The Dakota, 2019 WL 429471, at *2.
Moreover, an owner could violate the PPA with respect to a disputed invoice by, for example, disapproving the invoice in bad faith. As Judge Rakoff pointed out, in this case, Pray is alleging that Maple Drake withheld payment in bad faith. Id. at *2. Finding in favor of Pray, Judge Rakoff denied Maple Drake’s application for a stay of arbitration and directed the parties to resolve their payment dispute by expedited arbitration. Parties to private construction contracts — such as the ones at issue in Maple Drake, The Dakota and Pike — need to be mindful of the governing prompt payment statute in the jurisdiction where the project is located.
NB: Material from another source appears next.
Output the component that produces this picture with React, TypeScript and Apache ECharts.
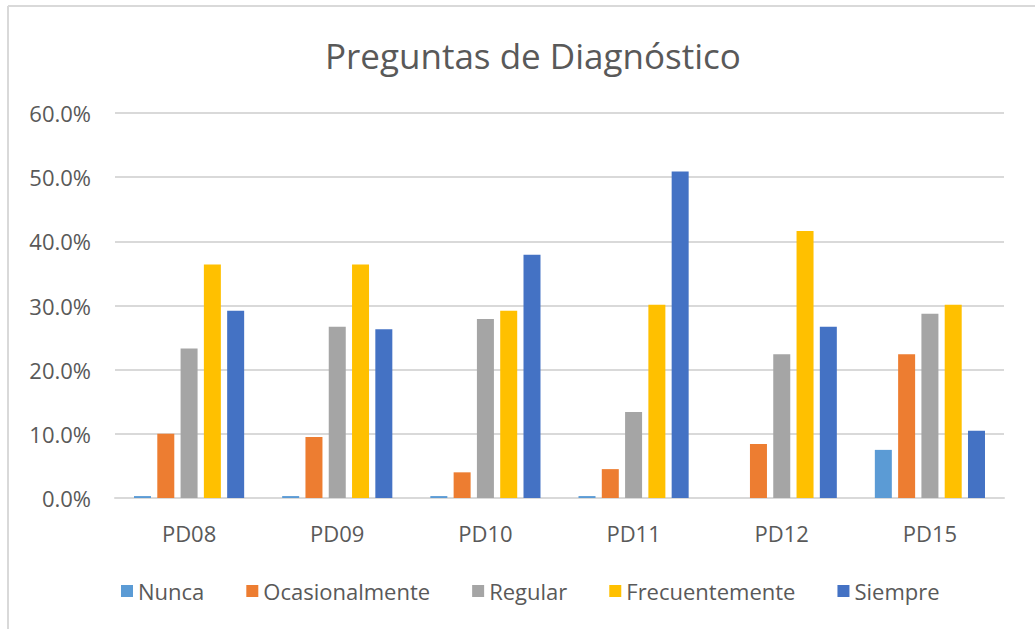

In addition to payment deadlines, writing requirements and penalties (including interest and counsel fees), parties also need to check the statute for dispute resolution mechanisms.
While this column addressed cases interpreting the process in the state of New York, other states have similar expedited arbitration requirements. It is essential for contracting parties to understand their recourse in the event of payment disputes — including whether that recourse involves expedited arbitration or litigation in court. Knowing this information will save the parties time and the expenditure of additional, possibly needless, legal fees.